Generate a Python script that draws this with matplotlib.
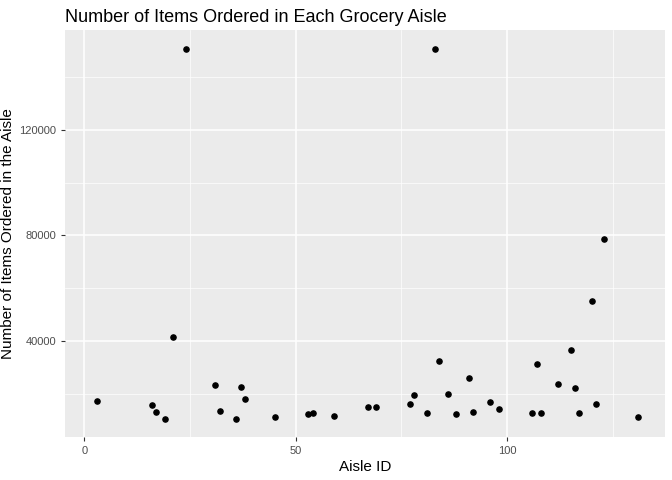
import matplotlib.pyplot as plt

plt.rcParams['font.family'] = ['Liberation Sans', 'DejaVu Sans']

aisle_id = [3, 16, 17, 19, 24, 21, 31, 32, 36, 37, 38, 45, 53, 54, 59, 67, 69, 77, 78, 81,
            83, 84, 86, 88, 91, 92, 96, 98, 106, 107, 108, 112, 115, 116, 117, 120, 121, 123, 131]
n_items = [17250, 15700, 13100, 10400, 150700, 41500, 23300, 13500, 10400, 22600, 18000,
           11200, 12300, 12700, 11600, 15000, 15000, 16100, 19500, 12700, 150700, 32400,
           19900, 12300, 26000, 13100, 16900, 14200, 12700, 31300, 12700, 23700, 36600,
           22200, 12700, 55200, 16100, 78700, 11200]

fig = plt.figure(figsize=(6.72, 4.8), dpi=100)
ax = fig.add_axes([0.097, 0.09, 0.893, 0.8475])
ax.set_facecolor("#EBEBEB")
ax.scatter(aisle_id, n_items, s=14, c="black", zorder=3)

ax.set_xlim(-4.5, 137.4)
ax.set_ylim(3600, 157900)
ax.set_xticks([0, 50, 100])
ax.set_yticks([40000, 80000, 120000])
ax.set_xticks([25, 75, 125], minor=True)
ax.set_yticks([20000, 60000, 100000, 140000], minor=True)
ax.grid(True, which="major", color="white", linewidth=1.1)
ax.grid(True, which="minor", color="white", linewidth=0.5)
ax.set_axisbelow(True)
for s in ax.spines.values():
    s.set_visible(False)
ax.tick_params(which="major", length=3, color="#333333", labelsize=8, labelcolor="#4D4D4D")
ax.tick_params(which="minor", length=0)

ax.set_xlabel("Aisle ID", fontsize=11, labelpad=3)
ax.set_ylabel("Number of Items Ordered in the Aisle", fontsize=11, labelpad=3)
ax.set_title("Number of Items Ordered in Each Grocery Aisle", fontsize=13, loc="left")

fig.savefig("out.png")
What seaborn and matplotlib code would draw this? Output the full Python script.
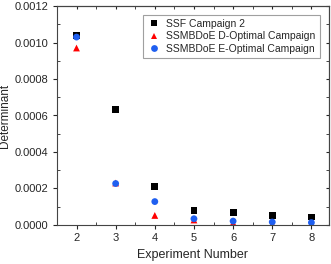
_____
◆ WHAT IS BEING ASKED: Reproduce every line above as written, skipping pictures.

◆ WRITTEN REPLY:
Generate a Python script that draws this with matplotlib.
import matplotlib.pyplot as plt

plt.rcParams['font.family'] = ['Liberation Sans', 'DejaVu Sans']

aisle_id = [3, 16, 17, 19, 24, 21, 31, 32, 36, 37, 38, 45, 53, 54, 59, 67, 69, 77, 78, 81,
            83, 84, 86, 88, 91, 92, 96, 98, 106, 107, 108, 112, 115, 116, 117, 120, 121, 123, 131]
n_items = [17250, 15700, 13100, 10400, 150700, 41500, 23300, 13500, 10400, 22600, 18000,
           11200, 12300, 12700, 11600, 15000, 15000, 16100, 19500, 12700, 150700, 32400,
           19900, 12300, 26000, 13100, 16900, 14200, 12700, 31300, 12700, 23700, 36600,
           22200, 12700, 55200, 16100, 78700, 11200]

fig = plt.figure(figsize=(6.72, 4.8), dpi=100)
ax = fig.add_axes([0.097, 0.09, 0.893, 0.8475])
ax.set_facecolor("#EBEBEB")
ax.scatter(aisle_id, n_items, s=14, c="black", zorder=3)

ax.set_xlim(-4.5, 137.4)
ax.set_ylim(3600, 157900)
ax.set_xticks([0, 50, 100])
ax.set_yticks([40000, 80000, 120000])
ax.set_xticks([25, 75, 125], minor=True)
ax.set_yticks([20000, 60000, 100000, 140000], minor=True)
ax.grid(True, which="major", color="white", linewidth=1.1)
ax.grid(True, which="minor", color="white", linewidth=0.5)
ax.set_axisbelow(True)
for s in ax.spines.values():
    s.set_visible(False)
ax.tick_params(which="major", length=3, color="#333333", labelsize=8, labelcolor="#4D4D4D")
ax.tick_params(which="minor", length=0)

ax.set_xlabel("Aisle ID", fontsize=11, labelpad=3)
ax.set_ylabel("Number of Items Ordered in the Aisle", fontsize=11, labelpad=3)
ax.set_title("Number of Items Ordered in Each Grocery Aisle", fontsize=13, loc="left")

fig.savefig("out.png")
What seaborn and matplotlib code would draw this? Output the full Python script.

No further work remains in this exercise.